The following if-else statement deals with the true data in column 1 of sheet 1.

  
  if (i == 1){
    Y.all <- Ydata[,2:21]
    test_y <- test_data[,2:21]
  }else{
    Y.all <- Ydata[,1:20]
    test_y <- test_data[1:20]
  }
  

Then the inner loop (j) goes through random realizations

  for (j in 1:P){
    

    ########## Observed data for simulation j ############
    Y.obs <- data.matrix(Y.all[,j])
    n=length(Y.obs)
    test_y_j <- data.matrix(test_y[,j])

Running the Simulation Analysis

A runnable simulation example

The beginning of the simulation contains one iteration of the paper's full simulations. This is included so that a user can run a simulation and produce the results in a timely manner. Due to the number of simulations, the full paper simulations will take a long time. Note that the main simulations were sub-divided and ran on high-performance computing clusters.

The runnable simulation is the first section of Analysis_Simulation.R. The header of the section starts with:

####################################################################################################
### SECTION 1
### A short simulation scenario that can be run in a few minutes

Replicating the paper simulations

The paper simulations have a section for each scenario.

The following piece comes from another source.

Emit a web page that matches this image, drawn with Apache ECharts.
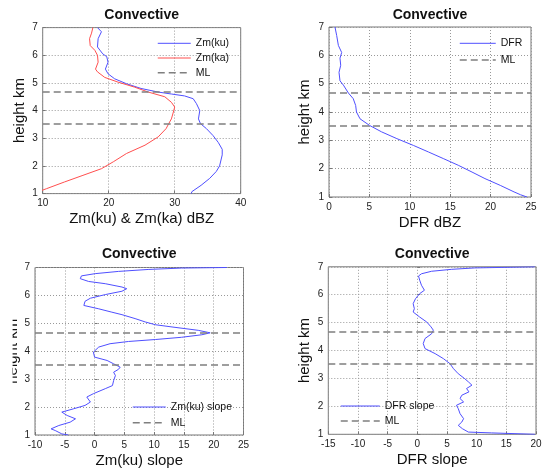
<!DOCTYPE html>
<html>
<head>
<meta charset="utf-8">
<script src="https://cdn.jsdelivr.net/npm/echarts@6/dist/echarts.min.js"></script>
<style>
  html, body { margin: 0; padding: 0; background: #fff; }
  #chart { width: 543px; height: 474px; }
</style>
</head>
<body>
<div id="chart"></div>
<script>
// melting layer heights (km)
const mlHeights = [4.67, 3.52];

// Zm(ku) profile
const zkuH = [7.0,6.85,6.6,6.3,6.05,5.95,5.75,5.5,5.33,5.15,4.97,4.8,4.67,4.6,4.53,4.43,4.25,4.0,3.7,3.53,3.35,3.1,2.85,2.6,2.4,2.0,1.8,1.55,1.3,1.07,1.0];
const zkuV = [18.3,18.9,18.4,18.3,19.1,19.7,19.9,19.5,19.9,20.9,22.7,24.9,27.5,29.5,31.5,32.8,33.3,33.8,33.6,33.9,34.8,35.8,36.6,37.2,37.2,36.8,36.3,35.3,34.0,32.6,32.5];

// Zm(ka) profile
const zkaH = [7.0,6.8,6.6,6.35,6.18,6.0,5.75,5.5,5.4,5.2,5.03,4.85,4.67,4.5,4.3,4.13,3.95,3.7,3.53,3.35,3.05,2.75,2.45,2.15,1.9,1.66,1.42,1.18,1.1];
const zkaV = [17.6,17.4,17.1,17.2,17.9,18.3,18.4,18.0,18.3,19.4,21.4,23.9,26.0,28.5,29.5,30.0,29.8,29.5,29.1,28.7,27.5,25.5,22.7,20.7,18.9,16.1,13.3,10.6,9.7];

// DFR profile
const dfrH = [7.0,6.7,6.35,6.1,5.9,5.65,5.4,5.1,4.95,4.67,4.47,4.23,4.0,3.76,3.53,3.3,3.06,2.82,2.59,2.35,2.12,1.88,1.65,1.41,1.18,1.08,1.0];
const dfrV = [0.74,0.95,1.16,1.57,1.36,1.45,1.24,1.36,1.78,2.4,3.0,3.3,3.4,3.84,5.0,6.5,8.4,10.45,12.3,14.2,16.0,17.7,19.3,21.2,22.9,23.7,24.5];

// Zm(ku) slope
const kuSlopeH = [7.0,6.98,6.93,6.86,6.78,6.7,6.6,6.5,6.42,6.3,6.24,6.15,6.03,5.9,5.79,5.64,5.52,5.4,5.31,5.17,5.05,4.95,4.87,4.75,4.66,4.59,4.5,4.42,4.35,4.27,4.15,3.97,3.79,3.67,3.55,3.43,3.35,3.25,3.13,2.95,2.77,2.66,2.48,2.36,2.18,2.06,1.94,1.82,1.7,1.58,1.46,1.34,1.22,1.16,1.1,1.04,1.0];
const kuSlopeV = [22.2,14.6,9.0,4.0,0.1,-2.2,-2.4,-1.0,1.8,4.6,5.4,4.6,1.8,-0.7,-1.6,-1.8,0.7,2.9,4.6,6.8,8.5,10.2,13.0,17.4,19.4,18.0,14.6,10.2,5.7,2.6,0.7,-0.2,0,2.1,3.2,4.3,4.0,3.2,3.5,3.2,3.0,1.8,-0.2,-1.3,-0.7,-1.6,-3.5,-5.5,-4.6,-3.2,-4.1,-6.0,-7.3,-6.6,-6.9,-5.5,-4.4];

// DFR slope
const dfrSlopeH = [7.0,6.96,6.91,6.84,6.75,6.67,6.52,6.34,6.16,6.04,5.86,5.68,5.5,5.38,5.2,5.02,4.85,4.73,4.6,4.43,4.25,4.07,3.89,3.71,3.53,3.35,3.17,2.99,2.88,2.76,2.64,2.52,2.4,2.28,2.16,2.04,1.92,1.74,1.56,1.44,1.32,1.26,1.2,1.14,1.08,1.05,1.0];
const dfrSlopeV = [19.8,9.7,5.8,2.4,0.7,0.2,0.4,0.7,1.2,0.4,-0.3,-0.7,-0.5,-0.7,0.4,1.6,2.3,2.7,2.4,1.3,1.0,1.3,3.0,4.4,5.5,6.1,6.9,8.0,8.6,9.2,8.3,8.7,7.5,7.2,7.8,6.6,6.9,7.2,7.8,7.5,6.9,7.2,7.6,7.8,8.6,12.5,19.8];

// axis ranges / names per panel
const xMins = [10, 0, -10, -15];
const xMaxs = [40, 25, 25, 20];
const xSteps = [10, 5, 5, 5];
const xNames = ['Zm(ku) & Zm(ka) dBZ', 'DFR dBZ', 'Zm(ku) slope', 'DFR slope'];

var FONT = 'Liberation Sans, Arial, sans-serif';
var BLUE = '#4f4fff';
var RED = '#ff4f4f';
var GRAY = '#7f7f7f';

var grids = [
  { left: 42.7, top: 27.6, width: 198, height: 166 },
  { left: 329, top: 27, width: 202, height: 170 },
  { left: 35, top: 267.5, width: 208.5, height: 167.5 },
  { left: 328.3, top: 266.8, width: 207.7, height: 167.5 }
];
var yGaps = [15, 16.5, 14.5, 16];
var titleY = [15, 15, 253.7, 254];

function zip(vals, hs) {
  return vals.map(function (v, i) { return [v, hs[i]]; });
}

function profile(name, vals, hs, color, idx) {
  return {
    name: name, type: 'line', xAxisIndex: idx, yAxisIndex: idx,
    data: zip(vals, hs), symbol: 'none', showSymbol: false, clip: true,
    lineStyle: { color: color, width: 1 }, itemStyle: { color: color },
    animation: false
  };
}

function mlSeries(idx) {
  var ls = { color: GRAY, width: 1.5, type: [7, 4] };
  return {
    name: 'ML', type: 'line', xAxisIndex: idx, yAxisIndex: idx, data: [],
    symbol: 'none', lineStyle: ls, itemStyle: { color: GRAY }, animation: false,
    markLine: {
      silent: true, symbol: 'none', label: { show: false }, lineStyle: ls,
      animation: false,
      data: mlHeights.map(function (h) { return { yAxis: h }; })
    }
  };
}

var xAxes = [], yAxes = [];
for (var i = 0; i < 4; i++) {
  xAxes.push({
    type: 'value', gridIndex: i, min: xMins[i], max: xMaxs[i], interval: xSteps[i],
    name: xNames[i], nameLocation: 'middle', nameGap: 18, nameMoveOverlap: false,
    nameTextStyle: { fontSize: 15, color: '#111', fontFamily: FONT },
    axisLine: { show: false },
    axisTick: { show: true, inside: true, length: 3, lineStyle: { color: '#777' } },
    axisLabel: { fontSize: 10, color: '#222', margin: 5, fontFamily: FONT },
    splitLine: { show: true, lineStyle: { color: '#999', type: [1, 2], width: 1 } }
  });
  yAxes.push({
    type: 'value', gridIndex: i, min: 1, max: 7, interval: 1,
    name: 'height km', nameLocation: 'middle', nameGap: yGaps[i], nameMoveOverlap: false,
    nameTextStyle: { fontSize: 15, color: '#111', fontFamily: FONT },
    axisLine: { show: false },
    axisTick: { show: true, inside: true, length: 3, lineStyle: { color: '#777' } },
    axisLabel: { fontSize: 10, color: '#222', margin: 5, fontFamily: FONT },
    splitLine: { show: true, lineStyle: { color: '#999', type: [1, 2], width: 1 } }
  });
}

function legend(names, left, top, w, gap) {
  return {
    orient: 'vertical', left: left, top: top, padding: 0,
    itemWidth: w, itemHeight: 10, itemGap: gap, selectedMode: false,
    textStyle: { fontSize: 10.5, color: '#111', lineHeight: 12, fontFamily: FONT },
    data: names.map(function (n) {
      return {
        name: n,
        itemStyle: { opacity: 0 },
        lineStyle: { width: n === 'ML' ? 1.5 : 1 }
      };
    })
  };
}

var titles = grids.map(function (g, i) {
  return {
    type: 'text', x: g.left + g.width / 2, y: titleY[i], z: 50,
    style: {
      text: 'Convective', fill: '#111', font: 'bold 14px ' + FONT,
      textAlign: 'center', textVerticalAlign: 'middle'
    }
  };
});
// the lower-left y label is cut off at the figure edge in the original
titles.push({
  type: 'rect', z: 100, shape: { x: 0, y: 318, width: 12.6, height: 80 },
  style: { fill: '#fff' }
});

var chart = echarts.init(document.getElementById('chart'), null, { renderer: 'canvas' });
chart.setOption({
  animation: false,
  backgroundColor: '#fff',
  grid: grids.map(function (g) {
    return {
      left: g.left, top: g.top, width: g.width, height: g.height,
      show: true, borderColor: '#777', borderWidth: 1,
      containLabel: false, outerBoundsMode: 'none'
    };
  }),
  xAxis: xAxes,
  yAxis: yAxes,
  legend: [
    legend(['Zm(ku)', 'Zm(ka)', 'ML'], 157, 37.3, 33, 2.7),
    legend(['DFR', 'ML'], 459, 37.3, 36, 4.7),
    legend(['Zm(ku) slope', 'ML'], 132, 401, 33, 3.7),
    legend(['DFR slope', 'ML'], 340, 400, 39, 3)
  ],
  graphic: titles,
  series: [
    profile('Zm(ku)', zkuV, zkuH, BLUE, 0),
    profile('Zm(ka)', zkaV, zkaH, RED, 0),
    mlSeries(0),
    profile('DFR', dfrV, dfrH, BLUE, 1),
    mlSeries(1),
    profile('Zm(ku) slope', kuSlopeV, kuSlopeH, BLUE, 2),
    mlSeries(2),
    profile('DFR slope', dfrSlopeV, dfrSlopeH, BLUE, 3),
    mlSeries(3)
  ]
});
</script>
</body>
</html>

  • Section 2: Variations of the temporal range
  • Section 3: Variations of the spatial range
  • Section 4: Variations of the nugget-to-sill ratio
  • Section 5: Variations of the total variance
  • Section 6: Convergence of estimated LUR coefficients (betas) with increasing m in the Vecchia approximation.

Running the NO2 Analysis

With the LURK_Functions sourced and the data accessible, run Analysis_NO2.R to replicate the 10-fold cross-validation NO2 from the paper.